Estourada a bomba do suposto mensalão – detonada por um líder coligado –, o Congresso e o PT, e com eles o país, mergulharam na crise. A primeira reação da direção petista foi, no mínimo, equivocada, ao negar as acusações, mesmo consciente de que recorrera a métodos escusos. Como se a explosão da bomba não tivesse desencadeado um processo de erosão política. A imagem ética do PT foi duramente abalada. E a cada dia os atores envolvidos na trama tropeçavam em mais e mais contradições. Tentou-se tapar o sol com a peneira, reprovando a instalação da Comissão Parlamentar de Inquérito (CPI).

Mais uma vez Lula revelou sua genialidade política. Diante da gravidade da crise, preferiu agir a respaldar explicações e desculpas. Demitiu o ministro-chefe da Casa Civil; fez o PT rever sua posição e apoiar a CPI; destituiu os dirigentes envolvidos na crise; deslocou ministros para as principais funções do partido; e instou-os a reaproximar o partido do movimento social.

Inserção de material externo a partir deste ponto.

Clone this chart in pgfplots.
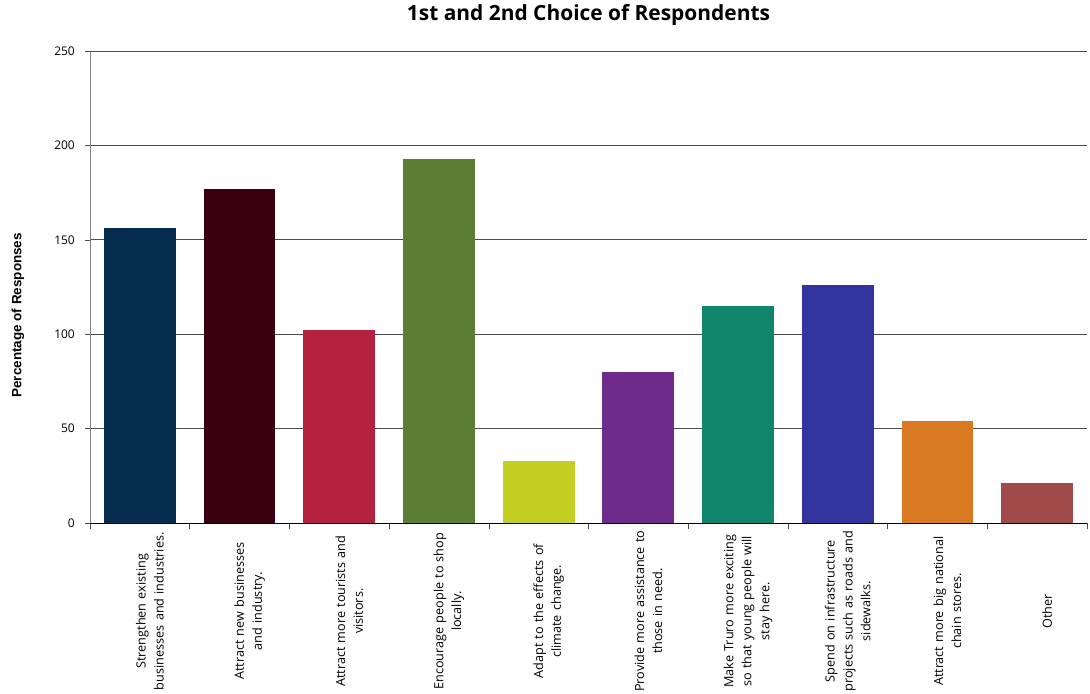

Agora, cabe ao PT, uma vez aclarada as responsabilidades, punir eventuais culpados, recuperar seu padrão ético de confiabilidade, reestruturar sua política interna, contendo as filiações fisiológicas, restaurando a formação política e a instituição de núcleos de base, reavivando o entusiasmo da militância e, sobretudo, delineando seu projeto alternativo de nação. E Lula terá de desfazer o nó górdio: adequar a política econômica às políticas sociais e ao programa de reformas estruturais. Caso contrário, em 2006 a esperança corre o risco de não vencer a desconfiança e o desencanto. Lula até poderá ser reeleito, mas verá seu partido enfraquecido, com menor representatividade no Congresso. Nesse caso, não restará a ele alternativa senão abandonar seu projeto de mudanças, de redução da fome, da miséria e das desigualdades, para se tornar mero fiador de uma política econômica cuja estabilidade dificilmente resultará na diminuição significativa da instabilidade que ameaça a sofrida sobrevivência da maioria da nação.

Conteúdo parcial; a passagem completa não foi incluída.